Месяцем позже, в письме к Редьярду Киплингу, Рузвельт признался, до какой степени трудно вовлечь американскую мощь в европейскую войну на базе его убеждений. Американский народ не проявил бы желания следовать курсу, столь явно основанному на принципах силовой политики:
«Если бы я попытался пропагандировать то, во что верю сам, для нашего народа это оказалось бы бессмысленным, ибо он бы за мной не пошел. Наш народ близорук и не понимает международных проблем. Ваш народ тоже был близорук, но не до такой степени, как наш, и не в этих вопросах... Вследствие ширины океана наш народ верит, что ему нечего бояться в связи с нынешней схваткой и что на нем не лежит никакой ответственности за происходящее»[34].
Если бы американское внешнеполитическое мышление остановилось на Теодоре Рузвельте, то оно определялось бы как эволюция в сторону усвоения традиционных принципов европейского государственного управления и применения их в американских условиях. На Рузвельта смотрели бы как на президента, обеспечившего господствующее положение Соединенных Штатов на всем Американском континенте, с чего и началось восприятие их как мировой державы. Но американское внешнеполитическое мышление не кончилось на Рузвельте, да и не могло на нем кончиться. Лидер, подгоняющий свою политику под уже имеющийся у народа опыт, обрекает себя на застой; лидер, который опережает накопившийся у народа опыт, рискует быть непонятым. Но ни накопленный Америкой опыт, ни ее моральные ценности не готовили ее к той роли, которую отводил ей Рузвельт.
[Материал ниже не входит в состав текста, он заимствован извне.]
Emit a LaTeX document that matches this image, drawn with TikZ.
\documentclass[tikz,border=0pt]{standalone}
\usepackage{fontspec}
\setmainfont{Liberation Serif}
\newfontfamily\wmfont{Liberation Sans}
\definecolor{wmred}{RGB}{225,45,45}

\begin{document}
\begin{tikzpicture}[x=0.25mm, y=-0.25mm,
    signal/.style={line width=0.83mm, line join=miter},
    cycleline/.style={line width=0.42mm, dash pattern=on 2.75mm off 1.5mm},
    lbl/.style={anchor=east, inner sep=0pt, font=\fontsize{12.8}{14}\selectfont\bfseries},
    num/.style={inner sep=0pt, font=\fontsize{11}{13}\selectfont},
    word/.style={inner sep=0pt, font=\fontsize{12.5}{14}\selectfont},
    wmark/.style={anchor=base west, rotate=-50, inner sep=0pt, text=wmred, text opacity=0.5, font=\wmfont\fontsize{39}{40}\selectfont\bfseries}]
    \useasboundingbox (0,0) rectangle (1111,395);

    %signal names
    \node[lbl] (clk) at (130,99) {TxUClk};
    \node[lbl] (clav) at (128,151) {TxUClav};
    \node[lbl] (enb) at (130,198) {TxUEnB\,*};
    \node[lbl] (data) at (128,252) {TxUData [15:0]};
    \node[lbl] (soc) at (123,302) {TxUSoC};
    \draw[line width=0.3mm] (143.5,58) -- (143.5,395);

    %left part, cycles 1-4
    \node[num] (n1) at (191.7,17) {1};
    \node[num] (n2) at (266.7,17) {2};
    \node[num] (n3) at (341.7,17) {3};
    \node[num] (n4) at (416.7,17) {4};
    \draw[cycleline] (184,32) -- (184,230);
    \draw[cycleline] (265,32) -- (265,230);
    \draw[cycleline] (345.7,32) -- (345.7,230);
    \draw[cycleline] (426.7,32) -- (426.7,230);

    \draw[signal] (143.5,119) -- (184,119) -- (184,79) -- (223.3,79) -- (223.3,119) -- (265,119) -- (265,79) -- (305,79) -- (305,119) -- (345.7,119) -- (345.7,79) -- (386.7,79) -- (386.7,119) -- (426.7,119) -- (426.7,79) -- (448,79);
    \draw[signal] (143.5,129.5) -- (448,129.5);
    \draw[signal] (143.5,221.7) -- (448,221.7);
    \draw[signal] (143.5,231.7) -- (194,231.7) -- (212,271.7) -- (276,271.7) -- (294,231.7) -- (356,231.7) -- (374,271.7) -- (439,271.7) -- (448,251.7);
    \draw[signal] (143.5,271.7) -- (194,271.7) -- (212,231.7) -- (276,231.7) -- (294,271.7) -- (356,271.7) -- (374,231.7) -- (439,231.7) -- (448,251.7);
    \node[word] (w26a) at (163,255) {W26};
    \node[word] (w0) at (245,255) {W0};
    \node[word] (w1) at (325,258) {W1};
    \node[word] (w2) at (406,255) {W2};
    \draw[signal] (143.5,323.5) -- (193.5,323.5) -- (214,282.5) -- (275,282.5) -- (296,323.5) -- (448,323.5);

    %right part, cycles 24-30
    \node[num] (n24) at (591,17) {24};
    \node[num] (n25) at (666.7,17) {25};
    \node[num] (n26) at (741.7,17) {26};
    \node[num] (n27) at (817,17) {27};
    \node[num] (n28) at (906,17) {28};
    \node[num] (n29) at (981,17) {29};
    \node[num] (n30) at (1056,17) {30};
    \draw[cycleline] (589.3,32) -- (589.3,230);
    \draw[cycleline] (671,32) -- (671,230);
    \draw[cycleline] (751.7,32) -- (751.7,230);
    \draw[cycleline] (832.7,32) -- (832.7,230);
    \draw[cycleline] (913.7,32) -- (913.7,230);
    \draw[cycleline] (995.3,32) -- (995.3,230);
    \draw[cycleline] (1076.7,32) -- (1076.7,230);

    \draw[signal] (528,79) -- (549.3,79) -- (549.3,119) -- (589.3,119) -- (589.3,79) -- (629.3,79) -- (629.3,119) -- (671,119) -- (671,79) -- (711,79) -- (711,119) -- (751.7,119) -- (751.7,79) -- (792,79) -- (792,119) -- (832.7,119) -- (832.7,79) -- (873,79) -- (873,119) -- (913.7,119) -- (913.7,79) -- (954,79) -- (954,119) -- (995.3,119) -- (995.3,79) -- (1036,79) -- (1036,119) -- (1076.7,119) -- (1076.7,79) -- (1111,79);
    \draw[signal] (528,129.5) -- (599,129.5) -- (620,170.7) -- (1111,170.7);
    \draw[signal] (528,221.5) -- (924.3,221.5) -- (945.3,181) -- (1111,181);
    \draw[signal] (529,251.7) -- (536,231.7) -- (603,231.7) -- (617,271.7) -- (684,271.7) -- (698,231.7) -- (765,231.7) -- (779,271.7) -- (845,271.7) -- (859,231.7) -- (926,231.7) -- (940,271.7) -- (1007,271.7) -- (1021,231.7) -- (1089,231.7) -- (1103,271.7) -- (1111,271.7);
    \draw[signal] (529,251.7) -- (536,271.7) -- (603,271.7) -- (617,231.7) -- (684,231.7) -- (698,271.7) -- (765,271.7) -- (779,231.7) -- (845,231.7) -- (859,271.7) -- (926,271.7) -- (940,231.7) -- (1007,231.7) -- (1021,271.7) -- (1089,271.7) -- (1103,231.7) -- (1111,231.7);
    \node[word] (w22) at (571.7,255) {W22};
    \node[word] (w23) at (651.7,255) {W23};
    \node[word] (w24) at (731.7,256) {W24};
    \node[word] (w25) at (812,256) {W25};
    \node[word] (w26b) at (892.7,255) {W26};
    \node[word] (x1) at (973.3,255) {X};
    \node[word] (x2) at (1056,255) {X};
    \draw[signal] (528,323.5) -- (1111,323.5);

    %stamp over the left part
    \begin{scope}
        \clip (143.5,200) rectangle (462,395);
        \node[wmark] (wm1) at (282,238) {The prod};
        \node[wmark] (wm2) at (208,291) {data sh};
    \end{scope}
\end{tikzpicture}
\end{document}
По иронии судьбы Америка в конце концов приняла на себя ту самую ведущую роль, которую предсказывал ей Рузвельт, причем еще при его жизни, но произошло это на основе тех самых принципов, которые Рузвельт отвергал, и под руководством президента, которого Рузвельт презирал. Вудро Вильсон был живым воплощением традиций американской исключительности и основателем того, что потом превратилось в господствующую интеллектуальную школу американской внешней политики — школу, основополагающие принципы которой Рузвельт в лучшем случае счел бы беспочвенными, а в худшем — вредными, нарушающими долгосрочные интересы Америки.
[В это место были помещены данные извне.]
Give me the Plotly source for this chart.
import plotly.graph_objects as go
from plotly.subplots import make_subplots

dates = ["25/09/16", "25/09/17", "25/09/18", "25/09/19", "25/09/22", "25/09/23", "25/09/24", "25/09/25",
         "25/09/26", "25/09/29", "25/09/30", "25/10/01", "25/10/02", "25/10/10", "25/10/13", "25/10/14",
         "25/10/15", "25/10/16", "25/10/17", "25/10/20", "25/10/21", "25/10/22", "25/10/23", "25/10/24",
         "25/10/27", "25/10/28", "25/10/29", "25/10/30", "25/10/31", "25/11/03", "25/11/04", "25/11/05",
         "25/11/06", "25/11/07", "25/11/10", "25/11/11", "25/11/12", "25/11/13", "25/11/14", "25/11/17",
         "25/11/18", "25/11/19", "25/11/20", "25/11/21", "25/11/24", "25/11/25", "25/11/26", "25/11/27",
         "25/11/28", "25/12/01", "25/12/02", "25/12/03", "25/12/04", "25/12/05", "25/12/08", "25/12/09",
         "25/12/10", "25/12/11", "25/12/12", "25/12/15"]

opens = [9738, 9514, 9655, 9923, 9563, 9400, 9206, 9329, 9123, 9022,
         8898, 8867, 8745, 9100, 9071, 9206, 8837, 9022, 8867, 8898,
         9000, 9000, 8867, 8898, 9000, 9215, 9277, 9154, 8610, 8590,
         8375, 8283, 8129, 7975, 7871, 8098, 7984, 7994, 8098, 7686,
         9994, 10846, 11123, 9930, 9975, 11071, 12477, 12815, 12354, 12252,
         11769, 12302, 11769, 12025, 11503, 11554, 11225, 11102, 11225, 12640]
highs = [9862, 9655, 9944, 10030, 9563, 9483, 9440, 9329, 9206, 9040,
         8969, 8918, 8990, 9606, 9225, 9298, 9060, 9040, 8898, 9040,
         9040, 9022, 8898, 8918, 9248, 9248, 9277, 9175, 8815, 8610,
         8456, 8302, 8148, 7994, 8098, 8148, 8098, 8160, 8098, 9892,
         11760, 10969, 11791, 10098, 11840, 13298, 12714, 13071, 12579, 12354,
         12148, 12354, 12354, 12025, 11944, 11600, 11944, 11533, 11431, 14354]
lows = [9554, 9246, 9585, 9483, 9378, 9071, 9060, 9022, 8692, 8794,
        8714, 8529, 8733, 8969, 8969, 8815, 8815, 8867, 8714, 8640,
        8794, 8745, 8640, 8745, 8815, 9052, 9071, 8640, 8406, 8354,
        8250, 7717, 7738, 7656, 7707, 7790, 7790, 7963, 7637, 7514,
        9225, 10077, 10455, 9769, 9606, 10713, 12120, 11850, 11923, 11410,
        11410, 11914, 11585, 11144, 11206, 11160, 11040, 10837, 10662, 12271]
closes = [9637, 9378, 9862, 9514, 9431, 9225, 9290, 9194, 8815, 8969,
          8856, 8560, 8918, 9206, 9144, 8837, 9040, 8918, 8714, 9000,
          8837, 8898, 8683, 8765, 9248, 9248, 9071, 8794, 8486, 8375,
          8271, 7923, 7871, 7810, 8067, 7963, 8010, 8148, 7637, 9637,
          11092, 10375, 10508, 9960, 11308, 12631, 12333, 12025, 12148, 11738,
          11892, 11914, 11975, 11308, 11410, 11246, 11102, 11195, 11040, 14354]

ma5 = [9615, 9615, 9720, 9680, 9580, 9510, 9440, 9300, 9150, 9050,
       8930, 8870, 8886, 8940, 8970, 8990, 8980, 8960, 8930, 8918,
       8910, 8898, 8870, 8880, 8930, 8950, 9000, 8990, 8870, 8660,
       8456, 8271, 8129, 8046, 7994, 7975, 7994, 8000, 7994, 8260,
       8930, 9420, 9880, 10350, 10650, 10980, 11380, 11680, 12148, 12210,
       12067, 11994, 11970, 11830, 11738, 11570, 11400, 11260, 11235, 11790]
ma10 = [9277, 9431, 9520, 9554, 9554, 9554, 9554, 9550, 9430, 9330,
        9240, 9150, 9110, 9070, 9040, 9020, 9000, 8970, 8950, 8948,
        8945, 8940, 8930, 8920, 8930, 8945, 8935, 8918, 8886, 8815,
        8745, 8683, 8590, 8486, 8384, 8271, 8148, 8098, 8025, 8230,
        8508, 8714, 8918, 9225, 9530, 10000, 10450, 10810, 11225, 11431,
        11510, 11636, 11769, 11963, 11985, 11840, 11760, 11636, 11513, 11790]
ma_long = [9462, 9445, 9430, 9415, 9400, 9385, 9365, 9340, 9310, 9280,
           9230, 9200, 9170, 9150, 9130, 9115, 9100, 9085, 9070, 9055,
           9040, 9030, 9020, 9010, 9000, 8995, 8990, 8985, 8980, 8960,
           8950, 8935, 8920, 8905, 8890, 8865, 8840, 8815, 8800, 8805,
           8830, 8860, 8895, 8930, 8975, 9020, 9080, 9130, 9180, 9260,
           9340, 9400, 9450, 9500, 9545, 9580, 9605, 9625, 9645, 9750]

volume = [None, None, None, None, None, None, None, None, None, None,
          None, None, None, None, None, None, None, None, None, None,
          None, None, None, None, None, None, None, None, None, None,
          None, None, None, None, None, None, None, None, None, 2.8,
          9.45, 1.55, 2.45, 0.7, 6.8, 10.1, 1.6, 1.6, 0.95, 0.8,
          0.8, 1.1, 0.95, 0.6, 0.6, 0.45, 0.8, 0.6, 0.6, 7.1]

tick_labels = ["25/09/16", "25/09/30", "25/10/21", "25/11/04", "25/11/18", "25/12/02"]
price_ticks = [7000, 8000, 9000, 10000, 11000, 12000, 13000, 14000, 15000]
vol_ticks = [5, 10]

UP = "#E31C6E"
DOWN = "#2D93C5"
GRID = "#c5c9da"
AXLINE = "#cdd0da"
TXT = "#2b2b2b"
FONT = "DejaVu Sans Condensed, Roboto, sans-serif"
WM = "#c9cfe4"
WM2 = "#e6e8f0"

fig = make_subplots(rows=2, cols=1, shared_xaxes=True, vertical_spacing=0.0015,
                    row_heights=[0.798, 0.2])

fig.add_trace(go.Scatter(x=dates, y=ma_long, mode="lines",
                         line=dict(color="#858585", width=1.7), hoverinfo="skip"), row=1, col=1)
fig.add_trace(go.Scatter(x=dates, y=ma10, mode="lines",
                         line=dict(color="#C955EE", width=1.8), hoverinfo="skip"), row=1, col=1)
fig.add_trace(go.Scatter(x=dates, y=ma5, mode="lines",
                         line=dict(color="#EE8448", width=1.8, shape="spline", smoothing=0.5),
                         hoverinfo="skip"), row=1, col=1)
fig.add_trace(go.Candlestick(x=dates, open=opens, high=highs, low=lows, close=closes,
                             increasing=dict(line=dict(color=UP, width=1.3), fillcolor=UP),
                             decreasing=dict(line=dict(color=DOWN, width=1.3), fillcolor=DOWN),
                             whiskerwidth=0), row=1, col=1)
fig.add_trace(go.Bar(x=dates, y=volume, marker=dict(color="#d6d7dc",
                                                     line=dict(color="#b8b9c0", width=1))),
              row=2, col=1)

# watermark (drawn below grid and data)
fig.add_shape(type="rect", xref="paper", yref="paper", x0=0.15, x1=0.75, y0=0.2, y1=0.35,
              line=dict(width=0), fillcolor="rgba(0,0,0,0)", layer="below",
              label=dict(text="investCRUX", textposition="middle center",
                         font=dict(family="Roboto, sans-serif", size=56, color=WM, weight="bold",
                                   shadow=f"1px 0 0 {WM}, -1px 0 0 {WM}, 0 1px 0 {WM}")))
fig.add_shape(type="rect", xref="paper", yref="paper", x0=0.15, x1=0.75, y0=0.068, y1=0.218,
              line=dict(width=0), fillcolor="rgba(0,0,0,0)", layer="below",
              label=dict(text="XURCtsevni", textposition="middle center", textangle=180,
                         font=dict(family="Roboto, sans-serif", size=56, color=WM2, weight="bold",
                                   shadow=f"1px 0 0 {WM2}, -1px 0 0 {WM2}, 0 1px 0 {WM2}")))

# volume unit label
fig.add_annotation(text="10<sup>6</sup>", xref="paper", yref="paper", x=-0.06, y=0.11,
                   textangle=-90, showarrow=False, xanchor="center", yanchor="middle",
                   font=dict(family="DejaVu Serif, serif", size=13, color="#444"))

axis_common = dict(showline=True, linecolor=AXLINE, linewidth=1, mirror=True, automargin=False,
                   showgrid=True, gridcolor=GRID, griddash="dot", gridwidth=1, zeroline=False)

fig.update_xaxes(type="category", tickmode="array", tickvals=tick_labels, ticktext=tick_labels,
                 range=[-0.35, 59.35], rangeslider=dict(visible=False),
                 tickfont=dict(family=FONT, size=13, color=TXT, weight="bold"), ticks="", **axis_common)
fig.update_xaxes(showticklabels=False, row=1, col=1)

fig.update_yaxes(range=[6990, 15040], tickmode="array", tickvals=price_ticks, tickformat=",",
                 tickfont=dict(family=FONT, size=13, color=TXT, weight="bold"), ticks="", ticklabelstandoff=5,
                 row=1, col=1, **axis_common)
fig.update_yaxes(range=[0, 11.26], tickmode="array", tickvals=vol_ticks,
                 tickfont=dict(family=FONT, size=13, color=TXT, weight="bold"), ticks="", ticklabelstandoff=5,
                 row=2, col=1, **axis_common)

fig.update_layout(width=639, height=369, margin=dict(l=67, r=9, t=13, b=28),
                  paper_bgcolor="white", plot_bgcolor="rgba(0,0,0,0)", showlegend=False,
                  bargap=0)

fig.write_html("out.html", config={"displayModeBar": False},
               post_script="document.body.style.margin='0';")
С точки зрения укоренившихся принципов государственного управления, в споре между двумя величайшими американскими президентами аргументация Рузвельта выглядела гораздо убедительнее. Тем не менее победу одержал Вильсон: в следующем столетии Рузвельта будут помнить благодаря его конкретным достижениям, но американское мышление сформировал Вильсон. Рузвельт понимал, как именно принципы международной политики находили свое отражение в конкретных действиях наций, определявших положение дел в мире, — ни у одного из американских президентов тогда еще не было столь острого и проницательного видения того, как функционируют различные системы международных отношений. И все же именно Вильсон нащупал пружины американской мотиваций своей позиции в международных делах, а возможно, главную из них: Америка просто-напросто не видела себя нацией, похожей на другие. У нее не было ни теоретического, ни практического фундамента, чтобы вести дипломатическую деятельность в европейском стиле и постоянно приспосабливаться к нюансам перемен в соотношении сил, стоя на позиции морального нейтралитета, причем только для того, чтобы это зыбкое равновесие все время сохранялось. Независимо от реальной ситуации и уроков применения силы, преобладающим убеждением американского народа была уверенность в том, что исключительный характер их страны требует утверждать свободу собственным примером и одновременно распространять ее.